Orbiting the Giant Hairball by Gordon MacKenzie
One aspect of developing an Agile mindset is fostering creativity -- not always an easy practice when we're surrounded by rules and regulations and our days are chopped into almost unusable blocks of time separated by meetings over which we have little or no control. Feeling creative can be a struggle.
What is this all about?
Orbiting the Giant Hairball is a delightful approach to the sticky problem of cultivating creativity while dealing with bureaucracy.
David Rouse, Booklist, says, "A corporate hairball is an entangled pattern of behavior or a mess of bureaucratic procedure that discourages originality and stifles imagination." Fortunately, MacKenzie says that, although we can do little to reduce the hairball, we can use it to keep our creativity flowing while staying out of the hairball’s pull.
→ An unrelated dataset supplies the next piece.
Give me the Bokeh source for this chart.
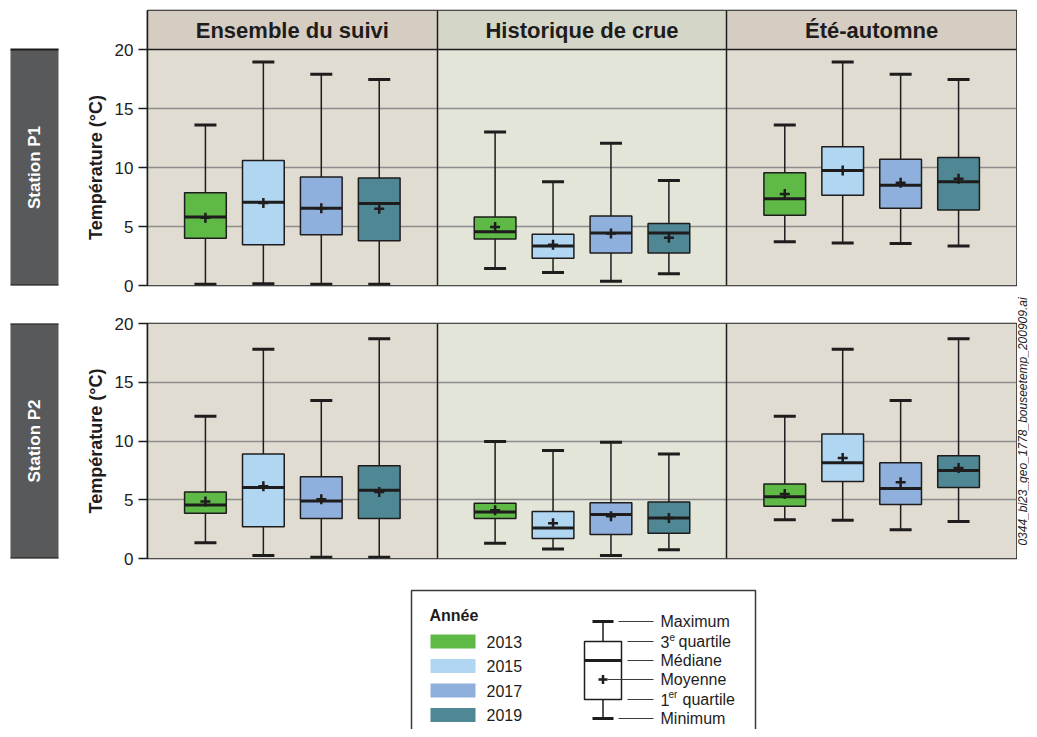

MacKenzie tells us about the generation of his idea for orbiting the giant hairball, rather than getting entangled in it:
"Desperate, I turned to fantasy and conjured a make-believe department that would be ideal to me: a creative-friendly oasis where it would be possible to thumb one's nose at empire building, ass covering, and all those other deterrents to fashioning vigorous concepts and fresh products."
MacKenzie isn't afraid to get up close and personal when he tells us how to foster our own creativity. He says:
"To be fully free to create, we must first find the courage and willingness to let go: Let go of the strategies that have worked for us in the past... Let go of our biases, the foundation of our illusions... Let go of our grievances, the root source of our victimhood... Let go of our so-often-denied fear of being found unlovable."
What the hell? My victimhood? My fear of being unlovable? How dare you, Mr. MacKenzie! My confidence overrides your victimhood card! My… uh… well, okay. We all have inner demons of various kinds that can impact our ability to create. Recognizing them and letting them go, transcending the parts of ourselves that hold us back is a lesson that can be learned and relearned throughout our lives.
Creativity is Agile
MacKenzie also grasps a very basic tenet of Agile, "Individuals and interactions over processes and tools.” This becomes clear when he states:
"Holistic organization: form follows function (i.e. organization follows function) eg: Editorial and design are recognized as two elements of the same continuum and so remain integrated in a single ecology rather than hunkering down in separate departments. This results in an organic dynamism and the enhancement of collaboration."
Collaboration and integration are key elements of Agile and, simultaneously, key elements of fostering creativity. In many ways, Agile is a creativity methodology.
I recommend Orbiting the Giant Hairball to anyone who wants to increase creativity at work.